Capgemini believes that this points to a similar level of growth of the indicator for world economic health into 2010, still driven by increasing domestic consumption levels to compensate for less Government stimulus.
In the fourth quarter of 2009 US total trade grew nine per cent aided by a relatively weak dollar to give the country its second straight quarter of trade growth.
China became the world’s biggest goods exporter in 2009, with a jump of 11 per cent in its exports in Q4 2009 compared with Q3 2009, while Brazil achieved a strong growth in the trade of goods driven by agro-exports.
German exports in the fourth quarter of 2009 rose 3.5 per cent on 2008, though household consumption declined, indicating that the recovery was export-driven.
France’s foreign trade rebounded by 3.08 per cent on 2008. However, full-year exports declined by around 20 per cent of its 2008 levels.
Capgemini expects that in the first quarter of this year growth of global trade levels will continue at similar levels.
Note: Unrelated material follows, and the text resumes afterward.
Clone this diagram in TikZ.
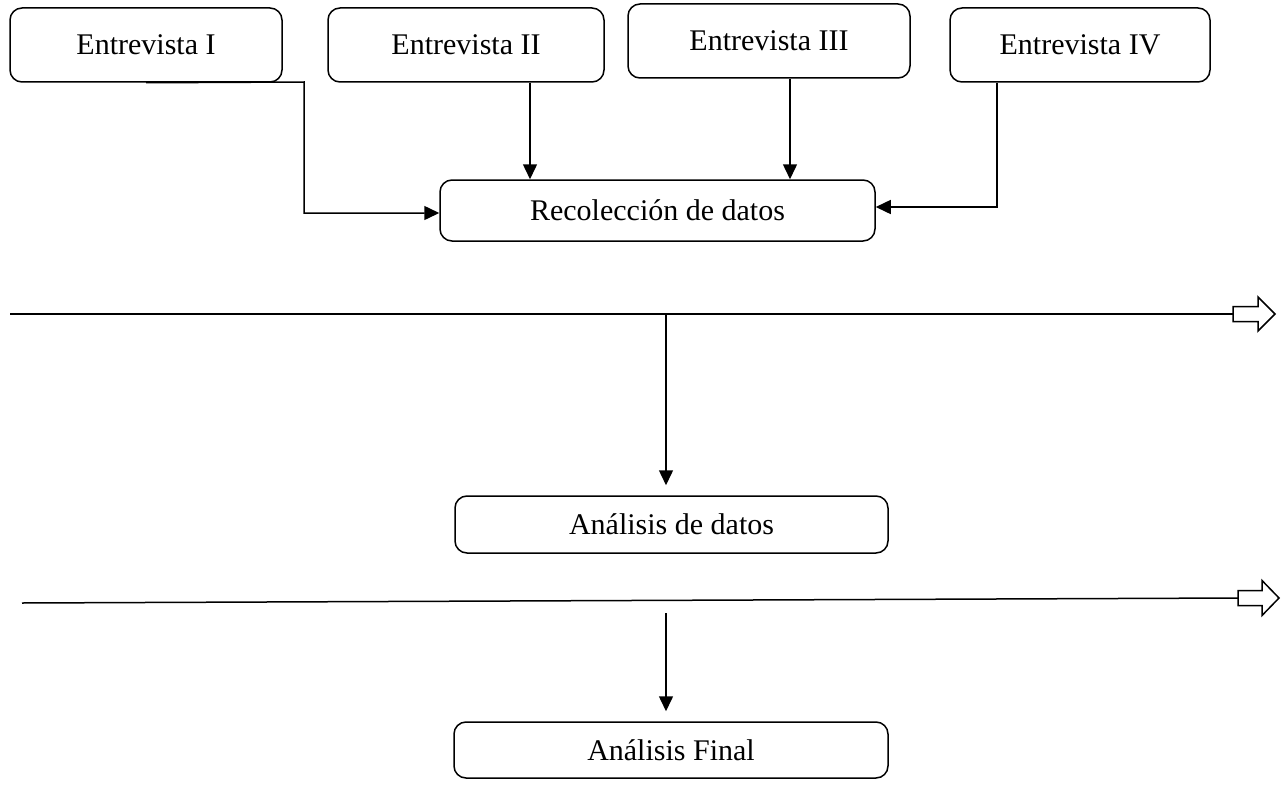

However, it warned that global economies might struggle to remain self-sustaining in the post-government stimulus era. In particular, China’s ambitious growth path might not be sustainable after the withdrawal of its crisis-mode policies.
Roy Lenders, vice president supply chain management at Capgemini Consulting, said: “Domestic consumption levels are still not strong in most developed economies which is a clear signal that the world economy is not yet able to stand on its own feet without the aid of government stimulus plans. The big question for 2010 will be whether domestic consumption will start growing again fast enough to counter declining government stimulus volumes.”